Standing on this mountain, looking up at the trees, smelling the fresh, clean air, remembering doing the same thing so many years ago reminds me that my life has been robust and rich. These experiences are packed tightly into my bucket, filling it with wealth beyond monetary value. Each of these experiences is stored safely in my bucket and will be what I will draw from to get me through the tough times ahead. Everything I already have in my bucket, and the memories that I am making now, while I still can, will be enough to carry me through until the end. Despite the fact that I am 36-years-old with only a little more time left to live, and how I wish I could have been given a little more time, I can comfortably look inside of my bucket and know without a doubt that I am very lucky. My bucket is already full.
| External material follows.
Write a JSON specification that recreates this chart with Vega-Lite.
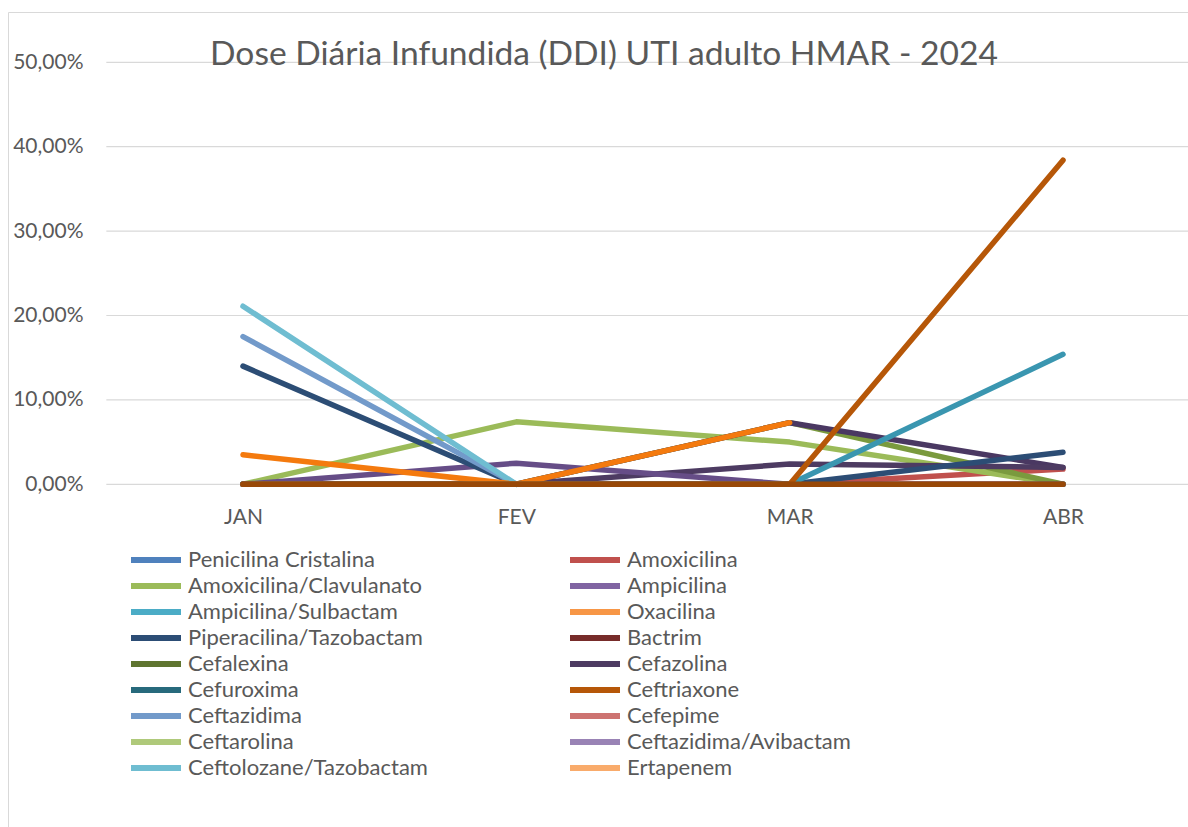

The days are still short this time of year, especially with the cover of rain blocking the sun. I know that it will get dark soon. It is time to start making my way back to the car and head home.
There is one more thing I want to do before I leave, though. I turn and head towards the west side of the mountain where a small cut in the trees makes an ideal lookout point. I walk forward, my dog following closely behind me. Together we climb onto a flatbed of stones, our feet stable now that they are free from the mud. I look out and see that the clouds are breaking up. The rain has finally stopped. Below me is the road that I drove in on, tiny now from my perspective. I can see the small town; houses and shops scattered amongst trees and parks and other elements of nature that will be blooming to life in only a few weeks from now. I can see the two lakes either side of the road. They spread out as far as the eye can see. The ice has broken up in many spots so it is easy to see the deep blue water beneath. It’s all so beautiful that it takes my breath away.
I tell my dog to sit and walk closer to the edge of the lookout point. There is no guardrail to hold me if I slip, so I take careful sure-footed steps. I go as close to the edge as I dare. I take as deep of a breath in as I can without triggering the coughing again and I lean forward. With as much force as I can, I push the words from the pit of my stomach and they come exploding from my throat, “NO MATTER WHAT HAPPENS, I AM LUCKY! YOU CAN HAVE MY LIFE BUT MY BUCKET IS ALREADY FULL!” The words echo down the side of the mountain and disappear. I turn to go.
My energy is fading fast and I know that I still have to be able to drive myself home so I don’t linger any longer. Calling for my dog, he swiftly springs to my side and we deftly trek back to the car. I look down at my dog as he trots beside me, he has found yet another stick – his third of the day. I think he feels pretty lucky too.